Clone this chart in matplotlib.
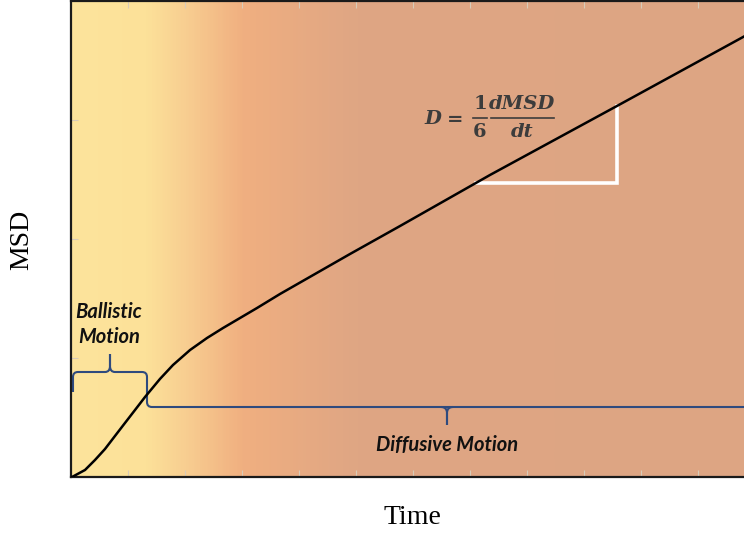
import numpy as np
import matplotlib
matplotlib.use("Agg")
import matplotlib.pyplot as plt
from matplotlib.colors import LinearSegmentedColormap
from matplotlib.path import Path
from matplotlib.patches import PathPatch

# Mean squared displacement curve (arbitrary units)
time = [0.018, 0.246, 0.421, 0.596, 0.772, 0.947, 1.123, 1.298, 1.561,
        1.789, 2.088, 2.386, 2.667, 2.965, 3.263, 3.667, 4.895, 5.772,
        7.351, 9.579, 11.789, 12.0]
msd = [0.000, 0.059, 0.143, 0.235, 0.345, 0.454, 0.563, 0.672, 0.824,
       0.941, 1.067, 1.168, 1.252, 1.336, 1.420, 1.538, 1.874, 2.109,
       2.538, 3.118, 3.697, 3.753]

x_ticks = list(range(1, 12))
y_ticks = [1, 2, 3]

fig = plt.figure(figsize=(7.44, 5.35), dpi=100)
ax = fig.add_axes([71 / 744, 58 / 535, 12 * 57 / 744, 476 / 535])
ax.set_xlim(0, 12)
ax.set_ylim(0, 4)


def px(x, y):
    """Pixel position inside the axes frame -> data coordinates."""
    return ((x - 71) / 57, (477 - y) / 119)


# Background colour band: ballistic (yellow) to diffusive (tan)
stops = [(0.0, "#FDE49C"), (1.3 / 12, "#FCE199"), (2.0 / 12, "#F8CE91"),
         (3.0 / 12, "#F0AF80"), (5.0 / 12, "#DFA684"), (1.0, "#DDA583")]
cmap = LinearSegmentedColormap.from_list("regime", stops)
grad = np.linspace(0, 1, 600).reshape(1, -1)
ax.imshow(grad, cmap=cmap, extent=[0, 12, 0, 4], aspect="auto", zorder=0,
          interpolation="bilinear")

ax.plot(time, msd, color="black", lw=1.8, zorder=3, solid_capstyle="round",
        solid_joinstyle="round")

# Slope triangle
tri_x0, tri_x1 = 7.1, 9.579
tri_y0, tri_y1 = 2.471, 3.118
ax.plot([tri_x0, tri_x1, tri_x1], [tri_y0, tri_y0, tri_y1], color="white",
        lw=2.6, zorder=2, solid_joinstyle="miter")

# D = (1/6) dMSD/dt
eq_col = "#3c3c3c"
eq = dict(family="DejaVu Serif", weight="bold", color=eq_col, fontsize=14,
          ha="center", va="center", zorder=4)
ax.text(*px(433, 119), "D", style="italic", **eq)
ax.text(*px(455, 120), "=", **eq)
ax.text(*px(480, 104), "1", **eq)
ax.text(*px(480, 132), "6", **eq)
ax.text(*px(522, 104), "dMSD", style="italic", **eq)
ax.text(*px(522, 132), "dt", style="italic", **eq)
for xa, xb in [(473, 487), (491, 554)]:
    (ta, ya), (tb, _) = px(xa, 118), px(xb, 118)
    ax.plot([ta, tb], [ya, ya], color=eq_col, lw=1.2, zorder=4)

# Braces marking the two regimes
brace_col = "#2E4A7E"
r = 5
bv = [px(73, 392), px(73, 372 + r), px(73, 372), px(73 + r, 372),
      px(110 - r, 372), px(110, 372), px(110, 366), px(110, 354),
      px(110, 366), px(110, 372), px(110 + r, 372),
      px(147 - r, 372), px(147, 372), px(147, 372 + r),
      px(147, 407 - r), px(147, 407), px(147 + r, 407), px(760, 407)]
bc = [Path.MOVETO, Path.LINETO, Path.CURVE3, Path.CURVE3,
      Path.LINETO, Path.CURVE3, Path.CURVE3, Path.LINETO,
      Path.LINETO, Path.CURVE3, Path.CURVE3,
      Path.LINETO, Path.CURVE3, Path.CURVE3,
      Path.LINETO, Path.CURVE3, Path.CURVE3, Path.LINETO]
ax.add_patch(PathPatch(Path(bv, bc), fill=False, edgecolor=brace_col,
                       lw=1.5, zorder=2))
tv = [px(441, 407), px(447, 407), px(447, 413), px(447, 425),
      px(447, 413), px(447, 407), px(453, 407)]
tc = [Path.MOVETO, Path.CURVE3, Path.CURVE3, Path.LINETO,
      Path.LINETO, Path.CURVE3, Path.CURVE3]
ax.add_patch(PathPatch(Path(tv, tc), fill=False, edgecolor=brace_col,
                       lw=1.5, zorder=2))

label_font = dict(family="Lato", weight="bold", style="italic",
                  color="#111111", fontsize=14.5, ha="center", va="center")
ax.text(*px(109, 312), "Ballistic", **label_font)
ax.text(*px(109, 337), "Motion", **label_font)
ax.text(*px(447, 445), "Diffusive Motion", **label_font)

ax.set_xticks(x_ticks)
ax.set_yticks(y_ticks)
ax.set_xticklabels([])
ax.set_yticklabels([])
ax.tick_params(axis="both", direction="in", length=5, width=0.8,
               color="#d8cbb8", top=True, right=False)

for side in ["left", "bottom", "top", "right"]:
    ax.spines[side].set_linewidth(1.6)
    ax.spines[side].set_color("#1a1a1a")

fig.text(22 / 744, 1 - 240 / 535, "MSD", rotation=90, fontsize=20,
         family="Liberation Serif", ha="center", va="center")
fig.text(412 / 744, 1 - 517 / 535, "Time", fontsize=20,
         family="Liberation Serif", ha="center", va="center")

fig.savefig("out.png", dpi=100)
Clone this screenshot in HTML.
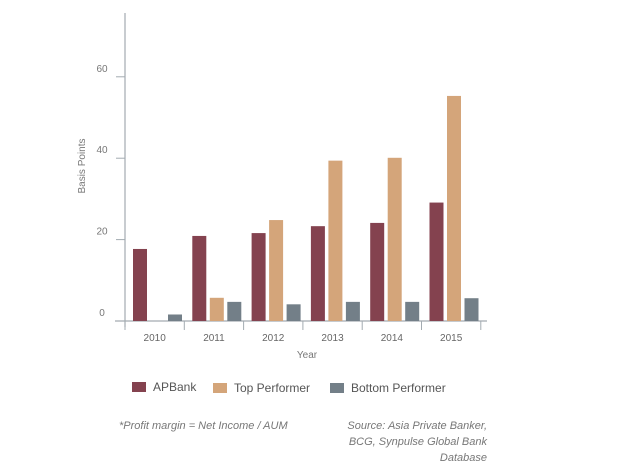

_ _ _ _ _

● **THE REQUEST**
Pull every line containing the word "matplotlib" out of the entries above.

● **PROBLEM SOLUTION**
Clone this chart in matplotlib.
import matplotlib
matplotlib.use("Agg")
import matplotlib.pyplot as plt
from matplotlib.colors import LinearSegmentedColormap
from matplotlib.path import Path
from matplotlib.patches import PathPatch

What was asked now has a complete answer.